Theo Walcott: Is He Trying to Pull a Robin Van Persie?
According to Theo Walcott, his holding back on signing the new contract worth £75,000 a week on the offer by Arsenal FC, as opposed to the £100,000 a week he prefers, isn't about money.
Rather, and as he'd have you believe, the holding back is about his desire to be Thierry Henry's heir apparent, to wit, the central striking position in the Arsenal team should be his.
This being so, we'd expect Walcott, just like Cristiano Ronaldo, to be sad.
Now, Walcott hasn't said he is sad, and when he refused to celebrate his latest goal, the one against Southampton, it was apparently not because he was sad—unlike Ronaldo who had refused to celebrate a goal because he was sad.
For Walcott, it was about respect, respect for a club that had given him his first start in his footballing life. So, if we had any ideas about this being a case of sadness, we had to have been mistaken.
And yet, Walcott sounds much like Ronaldo.
Cristiano Ronaldo was sad recently. Getty Images.
He sounds sad, and just like Ronaldo, it isn't about money at all, but as in the case of CR7 (oh my goodness, doesn't that sound like a robotic character in a futuristic movie?!), it is for professional reasons.
But unlike Ronaldo, who left the entire world of football guessing about what the exact nature of this precious species' sadness could be, Walcott has come out. He has come out to state quite categorically that this isn't about money. It is about being the next Henry.
And if one is inclined to sneer about this assertion, one must remember that he is the bearer of that famous No. 14, a fact that prevented the legend himself from wearing that number on his reincarnation last January but rather had to be content with the No. 12 he wore before his days of real fame.
(By the way, did anyone notice that that number coincided with the year of the legend's return? Just saying...)
Now, since he is the bearer of that number, Walcott that is, it's a promise surely of things to come, of things to become, who, then, can blame him if he feels sad that others, like Gervinho, Olivier Giroud and Lukas Podolski, (and who knows, even Marouane Chamakh) are supplanting him for this position?
But if your ask me, and if indeed this is the real reason for his reluctance to sign a new contract, I'd say it's rather silly. "If you don't make me a No.9, I'll not sign!" What petulance!
It is silly because the problem isn't about "making" you a No. 9; rather, it is about making yourself one. And it is quite easy to make yourself one: begin banging in goals from where you are right now and you'd not have to pout and be sad to make the manager realize your real and true place.
As the analogy goes, you can't keep an eagle cooped up with chickens for ever. Sooner or later, it'd be bound to discover itself and begin soaring high above that limiting realm of mediocrity.
As I see it, Walcott is his own enemy, his own obstacle as far as being the Arsenal No. 9 is concerned.

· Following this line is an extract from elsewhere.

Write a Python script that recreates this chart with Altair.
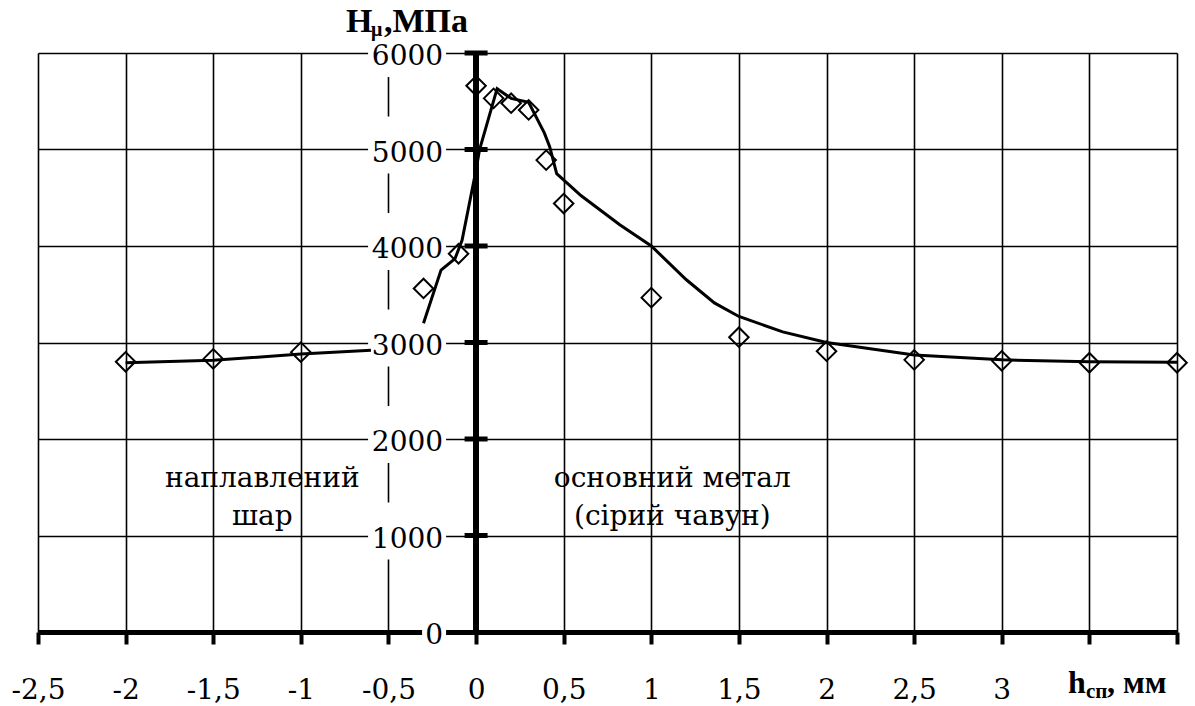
import altair as alt
import pandas as pd

# ---- data ----
# measured microhardness points (diamonds)
pt_x = [-2, -1.5, -1, -0.3, -0.1, 0, 0.1, 0.2, 0.3, 0.4, 0.5, 1, 1.5, 2, 2.5, 3, 3.5, 4]
pt_y = [2800, 2830, 2900, 3560, 3920, 5660, 5530, 5480, 5410, 4890, 4440, 3465, 3055, 2910, 2820, 2810, 2790, 2790]

# fitted curve, deposited layer part
c1_x = [-2, -1.5, -1, -0.6]
c1_y = [2790, 2815, 2880, 2920]
# fitted curve, base metal part
c2_x = [-0.3, -0.2, -0.12, -0.08, 0, 0.02, 0.12, 0.2, 0.3, 0.39, 0.42, 0.46, 0.6, 0.82,
        1, 1.2, 1.36, 1.5, 1.75, 2, 2.5, 3, 3.5, 4]
c2_y = [3200, 3750, 3870, 4060, 4790, 5000, 5630, 5530, 5490, 5170, 5030, 4750, 4520, 4220,
        4000, 3650, 3410, 3270, 3110, 3000, 2870, 2820, 2800, 2795]

x_ticks = [-2.5, -2, -1.5, -1, -0.5, 0, 0.5, 1, 1.5, 2, 2.5, 3, 3.5, 4]
y_ticks = [0, 1000, 2000, 3000, 4000, 5000, 6000]

ann_text = ["наплавлений", "шар", "основний метал", "(сірий чавун)"]
ann_x = [-1.22, -1.22, 1.12, 1.12]
ann_y = [1500, 1110, 1500, 1110]

FONT_B = "Liberation Serif"   # bold titles
FONT = "DejaVu Serif"         # regular texts

pts = pd.DataFrame({"x": pt_x, "y": pt_y})
curve = pd.DataFrame({
    "x": c1_x + c2_x,
    "y": c1_y + c2_y,
    "seg": ["a"] * len(c1_x) + ["b"] * len(c2_x),
})
yt = pd.DataFrame({"v": y_ticks, "t": [str(v) for v in y_ticks]})
ann = pd.DataFrame({"t": ann_text, "x": ann_x, "y": ann_y})

xscale = alt.Scale(domain=[-2.5, 4], nice=False, zero=False)
yscale = alt.Scale(domain=[0, 6000], nice=False, zero=False)

x_axis = alt.Axis(
    values=x_ticks, grid=True, gridColor="black", gridWidth=1.6, gridOpacity=1,
    domain=True, domainColor="black", domainWidth=5,
    ticks=True, tickColor="black", tickWidth=4, tickSize=12,
    labelFont=FONT, labelFontSize=28, labelColor="black", labelPadding=32,
    labelFlush=False, labelOverlap=False, title=None,
    labelExpr="datum.value >= 3.5 ? '' : (datum.value < 0 ? '-' : '') + replace(format(abs(datum.value), '~g'), '.', ',')",
)
y_axis = alt.Axis(
    values=y_ticks, grid=True, gridColor="black", gridWidth=1.6, gridOpacity=1,
    domain=False, ticks=False, labels=False, title=None,
)

X = alt.X("x:Q", scale=xscale, axis=x_axis)
Y = alt.Y("y:Q", scale=yscale, axis=y_axis)

# white boxes behind the y-axis labels (they interrupt the grid lines)
boxes4 = alt.Chart(yt).transform_filter("datum.v > 0").mark_rect(
    color="white", xOffset=-108, x2Offset=-30, yOffset=-33, y2Offset=24
).encode(
    x=alt.datum(0, scale=xscale), x2=alt.datum(0),
    y=alt.Y("v:Q", scale=yscale), y2="v:Q",
)
box0 = alt.Chart(yt).transform_filter("datum.v == 0").mark_rect(
    color="white", xOffset=-54, x2Offset=-30, yOffset=-33, y2Offset=24
).encode(
    x=alt.datum(0, scale=xscale), x2=alt.datum(0),
    y=alt.Y("v:Q", scale=yscale), y2="v:Q",
)

line = alt.Chart(curve).mark_line(color="black", strokeWidth=3).encode(
    x=X, y=Y, detail="seg:N", order=alt.Order("x:Q")
)
points = alt.Chart(pts).mark_point(
    shape="diamond", filled=False, size=380, stroke="black", strokeWidth=2, opacity=1
).encode(x=alt.X("x:Q", scale=xscale), y=alt.Y("y:Q", scale=yscale))

yaxis_rule = alt.Chart(yt).mark_rule(color="black", strokeWidth=5).encode(
    x=alt.datum(0, scale=xscale), y=alt.datum(0, scale=yscale), y2=alt.datum(6000)
)
yaxis_ticks = alt.Chart(yt).transform_filter("datum.v > 0").mark_tick(
    orient="horizontal", size=23, thickness=5, color="black", opacity=1
).encode(x=alt.datum(0, scale=xscale), y=alt.Y("v:Q", scale=yscale))
yaxis_labels = alt.Chart(yt).mark_text(
    align="right", baseline="middle", dx=-33, dy=4, font=FONT, fontSize=28, color="black"
).encode(x=alt.datum(0, scale=xscale), y=alt.Y("v:Q", scale=yscale), text="t:N")

annot = alt.Chart(ann).mark_text(
    align="center", baseline="alphabetic", font=FONT, fontSize=28, color="black"
).encode(x=alt.X("x:Q", scale=xscale), y=alt.Y("y:Q", scale=yscale), text="t:N")

def label(txt, x, y, size, align="left"):
    return alt.Chart(yt).transform_filter("datum.v == 0").mark_text(
        align=align, baseline="alphabetic", font=FONT_B, fontSize=size,
        fontWeight="bold", color="black", text=txt
    ).encode(x=alt.value(x), y=alt.value(y))

titles = [
    label("H", 308, -21, 34),
    label("μ", 333, -17, 20),
    label(",МПа", 346, -21, 34),
    label("h", 1030, 640, 32),
    label("сп", 1048, 645, 21),
    label(", мм", 1069, 640, 32),
]

chart = alt.layer(
    boxes4, box0, line, points, yaxis_rule, yaxis_ticks, yaxis_labels, annot, *titles
).properties(
    width=1139, height=579,
    padding={"left": 38, "top": 53, "right": 18, "bottom": 74},
    autosize=alt.AutoSizeParams(type="none"),
    background="white",
).configure_view(stroke=None)

chart.save("out.html", embed_options={"renderer": "svg", "actions": False})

Last season, he missed a couple of absolute sitters when put through on goal with only the 'keeper at his mercy.
Had he banged in those goals and gone on to score more, or to be consistent in his performance throughout the season, I doubt that he'd have any need to go public about wanting to be the man, the No. 9.

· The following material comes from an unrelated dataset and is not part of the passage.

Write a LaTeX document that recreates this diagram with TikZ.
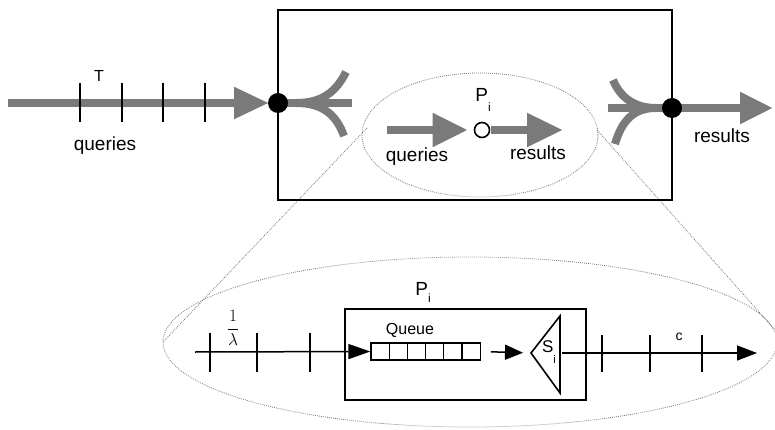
\documentclass[tikz,border=0pt]{standalone}
\usepackage{fontspec}
\setmainfont{Liberation Sans}
\usetikzlibrary{arrows.meta,shapes.geometric}
\begin{document}
\begin{tikzpicture}[x=1pt,y=-1pt,
  band/.style={draw=black!52, line width=8pt},
  bigarrow/.style={band, -{Triangle[length=35pt,width=30pt]}},
  ticka/.style={draw=black, line width=1.8pt},
  tickb/.style={draw=black, line width=1.6pt},
  dot/.style={circle, fill=black, minimum size=20pt, inner sep=0},
  proj/.style={draw=black!55, line width=0.8pt, dash pattern=on 0.8pt off 1.2pt},
  lbl/.style={font=\fontsize{19}{22}\selectfont, inner sep=0},
  thinarrow/.style={draw=black, line width=1.5pt, -{Triangle[length=22pt,width=15pt]}},
  cell/.style={draw=black, line width=1.3pt, minimum width=18.2pt, minimum height=17pt, inner sep=0},
  boxline/.style={draw=black, line width=1.6pt, inner sep=0},
]
\useasboundingbox (0,0) rectangle (775,430);

% zoom ellipses and projection lines
\node[proj, ellipse, inner sep=0, minimum width=236pt, minimum height=124pt] (zoomA) at (480,135) {};
\node[proj, ellipse, inner sep=0, minimum width=614pt, minimum height=170pt] (zoomB) at (470,342) {};
\coordinate (pa1) at (367,128);
\coordinate (pb1) at (163,342);
\coordinate (pa2) at (597,130);
\coordinate (pb2) at (776,331);
\draw[proj] (pa1) -- (pb1);
\draw[proj] (pa2) -- (pb2);

% system box
\node[boxline, minimum width=394pt, minimum height=190pt] (sys) at (475,105) {};

% incoming query stream
\coordinate (src) at (8,103);
\coordinate (dinc) at (278,103);
\draw[bigarrow, shorten >=9pt] (src) -- (dinc);
\foreach \x in {80,122,163,205} \draw[ticka] (\x,83) -- (\x,122);
\node[lbl, font=\fontsize{16}{18}\selectfont] (T) at (99,76) {T};
\node[lbl] (qlab) at (105,146) {queries};

% split fork
\coordinate (fl) at (352,103);
\draw[band] (dinc) -- (fl);
\draw[band] (296,103) .. controls (322,103) and (336,92) .. (346,72);
\draw[band] (296,103) .. controls (322,103) and (336,114) .. (344,136);
\node[dot] (din) at (dinc) {};

% merge fork and outgoing results
\coordinate (doutc) at (672,108);
\coordinate (fr) at (608,108);
\draw[band] (fr) -- (doutc);
\draw[band] (613,80) .. controls (620,97) and (634,108) .. (656,108);
\draw[band] (615,144) .. controls (622,120) and (634,108) .. (656,108);
\coordinate (sink) at (773,108);
\draw[band, -{Triangle[length=33pt,width=30pt]}] (doutc) -- (sink);
\node[dot] (dout) at (doutc) {};
\node[lbl] (rlab) at (722,136) {results};

% processor inside small ellipse
\node[circle, draw=black, line width=1.6pt, fill=white, minimum size=15pt, inner sep=0] (Pi) at (482,130) {};
\coordinate (qin) at (387,130);
\coordinate (rout) at (563,130);
\draw[band, -{Triangle[length=35pt,width=32pt]}, shorten >=6pt] (qin) -- (Pi.west);
\draw[band, -{Triangle[length=36pt,width=32pt]}, shorten <=1pt] (Pi.east) -- (rout);
\node[lbl] (Pilab) at (483,100) {P\raisebox{-10pt}{\fontsize{12}{12}\selectfont i}};
\node[lbl] (qlab2) at (417,157) {queries};
\node[lbl] (rlab2) at (538,153) {results};

% detailed processor
\node[boxline, minimum width=241pt, minimum height=91pt] (proc) at (465.5,354.5) {};
\node[lbl] (Pibig) at (423,292) {P\raisebox{-7pt}{\fontsize{12}{12}\selectfont i}};

\coordinate (tin) at (195,352);
\foreach \k in {0,...,5} \node[cell] (q\k) at ({380.1+18.2*\k},351.5) {};
\draw[thinarrow] (tin) -- (q0.west);
\foreach \x in {210,257,310} \draw[tickb] (\x,333) -- (\x,372);
\node[inner sep=0] (lam) at (233,328) {\fontsize{17}{17}\selectfont$\displaystyle\frac{1}{\lambda}$};
\node[lbl, font=\fontsize{16}{18}\selectfont] (qq) at (410,330) {Queue};

% server
\coordinate (sa) at (531,353);
\coordinate (sb) at (560,316);
\coordinate (sc) at (560,393);
\draw[draw=black, line width=1.6pt, line join=miter] (sa) -- (sb) -- (sc) -- cycle;
\draw[draw=black, line width=1.5pt, -{Triangle[length=18pt,width=15pt]}, shorten <=10pt, shorten >=8pt] (q5.east) -- (sa);
\node[lbl, font=\fontsize{17}{20}\selectfont] (Si) at (549,352) {S\raisebox{-11pt}{\fontsize{11}{11}\selectfont i}};

% output stream
\coordinate (sout) at (562,353);
\coordinate (outend) at (757,353);
\draw[thinarrow, -{Triangle[length=20pt,width=15pt]}] (sout) -- (outend);
\foreach \x in {602,650,702} \draw[tickb] (\x,335) -- (\x,372);
\node[lbl, font=\fontsize{14}{15}\selectfont] (c) at (679,337) {c};
\end{tikzpicture}
\end{document}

In fact, Walcott is going about this the wrong way.
Walcott should concentrate on playing. Getty Images.
He comes off like a privileged boy—those rich kids that get a massive head start by way of daddy's position. That is, he wants the position to be handed to him, rather than, he himself, working hard to earn it.
Walcott should forget about wanting more money. He should sign the contract and go about playing football, go about improving himself, go about being consistent.

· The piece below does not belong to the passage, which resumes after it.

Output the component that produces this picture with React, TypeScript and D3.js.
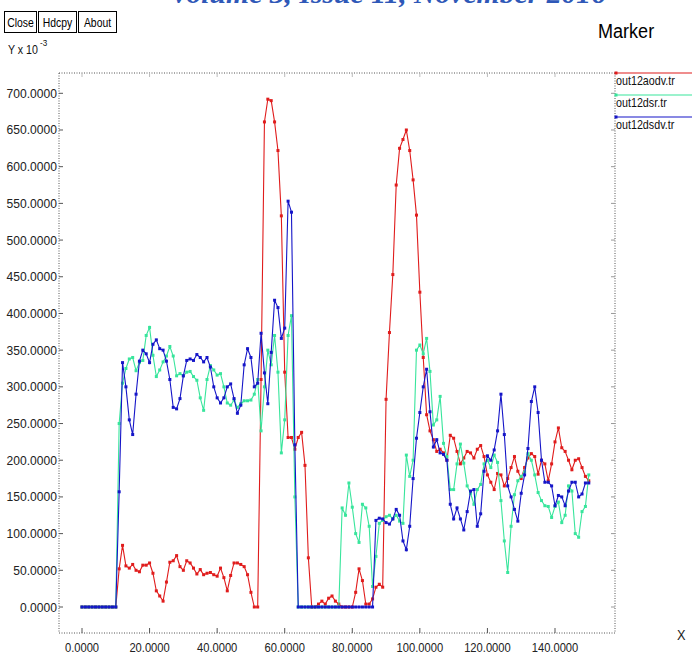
import React from 'react';
import * as d3 from 'd3';

// ---- data ----
const Y_TICKS = [0, 50, 100, 150, 200, 250, 300, 350, 400, 450, 500, 550, 600, 650, 700];
const X_TICKS = [0, 20, 40, 60, 80, 100, 120, 140];

// one sample per time unit, t = 0 .. 150
const AODV = [
  0, 0, 0, 0, 0, 0, 0, 0, 0, 0, 0,
  52, 84, 56, 53, 58, 50, 48, 57, 57, 60,
  46, 22, 15, 8, 34, 61, 63, 70, 55, 50,
  63, 60, 53, 45, 51, 44, 46, 47, 44, 42,
  53, 40, 22, 43, 60, 60, 58, 55, 44, 20,
  0, 0, 310, 661, 692, 690, 661, 622, 533, 320,
  231, 231, 215, 231, 238, 193, 67, 0, 0, 4,
  8, 4, 12, 15, 8, 4, 0, 0, 0, 0,
  20, 52, 36, 4, 4, 11, 27, 31, 27, 283,
  374, 453, 575, 625, 637, 650, 622, 582, 534, 429,
  340, 262, 240, 228, 212, 215, 210, 200, 234, 230,
  212, 195, 203, 212, 210, 203, 215, 220, 205, 180,
  170, 160, 182, 180, 165, 175, 190, 205, 185, 175,
  190, 203, 209, 205, 181, 200, 195, 172, 195, 225,
  244, 217, 212, 200, 187, 200, 202, 190, 178, 172,
];

const DSR = [
  0, 0, 0, 0, 0, 0, 0, 0, 0, 0, 0,
  250, 305, 325, 338, 340, 322, 333, 336, 370, 381,
  343, 314, 323, 334, 342, 355, 342, 315, 318, 315,
  320, 321, 314, 309, 285, 268, 310, 329, 323, 316,
  318, 300, 278, 275, 282, 272, 277, 281, 281, 282,
  290, 310, 240, 300, 350, 330, 370, 320, 210, 255,
  370, 397, 150, 0, 0, 0, 0, 0, 0, 0,
  0, 0, 0, 0, 0, 0, 135, 125, 169, 136,
  100, 88, 140, 135, 110, 28, 69, 114, 118, 123,
  125, 120, 125, 117, 114, 207, 178, 200, 350, 357,
  345, 366, 321, 248, 255, 287, 223, 205, 160, 160,
  195, 222, 196, 165, 155, 140, 160, 167, 195, 200,
  190, 207, 197, 145, 90, 47, 110, 153, 172, 178,
  184, 209, 200, 180, 156, 145, 138, 137, 122, 137,
  143, 115, 125, 165, 158, 100, 95, 130, 137, 180,
];

const DSDV = [
  0, 0, 0, 0, 0, 0, 0, 0, 0, 0, 0,
  157, 333, 300, 255, 235, 290, 335, 350, 345, 333,
  358, 364, 352, 350, 335, 310, 272, 270, 284, 315,
  336, 338, 336, 344, 340, 334, 340, 327, 300, 285,
  278, 285, 300, 304, 284, 264, 275, 330, 352, 340,
  300, 305, 373, 319, 277, 347, 418, 408, 366, 380,
  553, 538, 221, 0, 0, 0, 0, 0, 0, 0,
  0, 0, 0, 0, 0, 0, 0, 0, 0, 0,
  0, 0, 0, 0, 0, 0, 118, 121, 120, 115,
  113, 120, 133, 125, 90, 78, 110, 175, 230, 265,
  300, 324, 266, 218, 228, 210, 208, 200, 140, 120,
  135, 120, 105, 130, 158, 160, 110, 127, 185, 206,
  200, 214, 240, 290, 235, 165, 150, 133, 117, 155,
  180, 216, 280, 300, 265, 200, 170, 170, 165, 138,
  152, 150, 138, 158, 170, 170, 150, 154, 169, 169,
];

const SERIES_NAMES = ['out12aodv.tr', 'out12dsr.tr', 'out12dsdv.tr'];
const SERIES_COLORS = ['#e01c1c', '#38e59c', '#1515c8'];
const SERIES_DATA = [AODV, DSR, DSDV];
const BUTTONS = ['Close', 'Hdcpy', 'About'];
const HEADER = 'Volume 3, Issue 11, November 2016';

const FONT = 'Liberation Sans, Arial, Helvetica, sans-serif';

function CText(props: {
  x: number; y: number; sx?: number; size?: number; anchor?: string; fill?: string; children: any;
}) {
  const { x, y, sx = 0.85, size = 12, anchor = 'start', fill = '#111', children } = props;
  return (
    <text
      transform={`translate(${x},${y}) scale(${sx},1)`}
      textAnchor={anchor as any}
      fontSize={size}
      fontFamily={FONT}
      fill={fill}
    >
      {children}
    </text>
  );
}

export default function App() {
  const W = 692;
  const H = 657;
  const frame = { left: 59, right: 615, top: 73, bottom: 633 };

  const x = d3.scaleLinear().domain([0, 140]).range([82, 555]);
  const y = d3.scaleLinear().domain([0, 700]).range([607, 93.3]);
  const line = d3
    .line<number>()
    .x((_, i) => x(i))
    .y((d) => y(d));

  const buttonBoxes = [
    [4, 36],
    [38, 76],
    [78, 116],
  ];

  const dotted = { stroke: '#555', strokeWidth: 1, strokeDasharray: '1,1.5' };

  return (
    <svg
      width={W}
      height={H}
      viewBox={`0 0 ${W} ${H}`}
      style={{ position: 'absolute', left: 0, top: 0, display: 'block', background: '#fff' }}
    >
      <rect x={0} y={0} width={W} height={H} fill="#fff" />

      {/* page header, cut off at the top edge as in the source */}
      <text
        x={388}
        y={3}
        textAnchor="middle"
        fontSize={27}
        fontStyle="italic"
        fontWeight="bold"
        fontFamily="Liberation Serif, DejaVu Serif, serif"
        fill="#2f58b8"
        textLength={436}
        lengthAdjust="spacingAndGlyphs"
      >
        {HEADER}
      </text>

      {/* buttons */}
      {BUTTONS.map((b, i) => {
        const [x0, x1] = buttonBoxes[i];
        return (
          <g key={b}>
            <rect x={x0 + 0.5} y={11.5} width={x1 - x0} height={21} fill="#fff" stroke="#000" strokeWidth={1} />
            <CText x={(x0 + x1) / 2 + 0.5} y={27} anchor="middle" size={13} sx={0.8} fill="#000">
              {b}
            </CText>
          </g>
        );
      })}

      <CText x={598} y={38} size={21} sx={0.86} fill="#000">Marker</CText>

      {/* Y unit */}
      <CText x={8} y={54} size={12.5} sx={0.85} fill="#111">Y x 10</CText>
      <CText x={40} y={46} size={9} sx={0.9} fill="#111">-3</CText>

      {/* frame */}
      <line x1={frame.left} x2={frame.right} y1={frame.top} y2={frame.top} style={dotted} />
      <line x1={frame.left} x2={frame.right} y1={frame.bottom} y2={frame.bottom} style={dotted} />
      <line x1={frame.left} x2={frame.left} y1={frame.top} y2={frame.bottom} style={dotted} />
      <line x1={frame.right} x2={frame.right} y1={frame.top} y2={frame.bottom} style={dotted} />

      {/* y ticks + labels */}
      {Y_TICKS.map((v) => (
        <g key={'y' + v}>
          <line x1={frame.left} x2={frame.left + 4} y1={y(v)} y2={y(v)} stroke="#555" strokeWidth={1} />
          <line x1={frame.right - 4} x2={frame.right} y1={y(v)} y2={y(v)} stroke="#999" strokeWidth={1} />
          <CText x={57} y={y(v) + 4.5} anchor="end" size={13} sx={0.93} fill="#222">
            {v.toFixed(4)}
          </CText>
        </g>
      ))}

      {/* x ticks + labels */}
      {X_TICKS.map((v) => (
        <g key={'x' + v}>
          <line x1={x(v)} x2={x(v)} y1={frame.bottom - 5} y2={frame.bottom} stroke="#555" strokeWidth={1} />
          <line x1={x(v)} x2={x(v)} y1={frame.top} y2={frame.top + 4} stroke="#bbb" strokeWidth={1} />
          <CText x={x(v)} y={652} anchor="middle" size={13} sx={0.86} fill="#222">
            {v.toFixed(4)}
          </CText>
        </g>
      ))}

      <CText x={677} y={640} size={15} sx={0.85} fill="#222">X</CText>

      {/* series */}
      {SERIES_DATA.map((data, si) => (
        <g key={SERIES_NAMES[si]}>
          <path d={line(data) || ''} fill="none" stroke={SERIES_COLORS[si]} strokeWidth={1.1} />
          {data.map((v, i) => (
            <rect key={i} x={x(i) - 1.5} y={y(v) - 1.5} width={3} height={3} fill={SERIES_COLORS[si]} />
          ))}
        </g>
      ))}

      {/* legend */}
      {SERIES_NAMES.map((n, i) => {
        const ly = 73 + i * 22;
        return (
          <g key={'lg' + n}>
            <line x1={615} x2={692} y1={ly} y2={ly} stroke={SERIES_COLORS[i]} strokeWidth={1.2} />
            <rect x={614.5} y={ly - 1.5} width={3} height={3} fill={SERIES_COLORS[i]} />
            <CText x={616} y={ly + 12} size={12.5} sx={0.86} fill="#111">
              {n}
            </CText>
          </g>
        );
      })}
    </svg>
  );
}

When this happens, more money will come. There's little doubt about that. When this happens, he won't need to go public about wanting to be a No. 9. Everyone would see that he deserves it.
In fact, it wouldn't be a matter of making him one, he'd already be one. Because, as far as I can tell, scoring goals has little to do with playing centrally.
David Villa doesn't play centrally, and yet, he scores a lot of goals. Cristiano Ronaldo doesn't play centrally, and still, he scores buckets full of goals. Even Messi isn't necessarily Barcelona's central striker. He's more like a creative player who drops deep all the time, and yet, he scores loads and loads of goals.
So, what's Walcott talking about? Both Freddie Ljungberg and Robert Pires played on the flank, and yet, both scored a good number of goals.
The fact is, if you are a natural scorer, you'll always score goals. It'd be in your nature. My advice to Walcott, then, is that he should forget about this deal about his signing of the the current contract hinging upon assurance that he'll be made the No. 9.
It is silly.
When Walcott is ready to be the new Henry, it'd be obvious. Getty Images.
Making you a No. 9 does not guarantee that you'll be like Henry.
Focus on improving yourself, seize the goal-scoring opportunities that come your way and you'd see that you won't urge or beg anyone to make you a No. 9. They'll fall over themselves in their haste to make you one.
But come to think of it, I believe this is just an excuse.
This began as a haggle over money, and when Arsenal didn't budge, the situation has become a little untenable for both parties. As such, Walcott is trying to pull a Van Persie.
"No, it isn't about money." Nice try!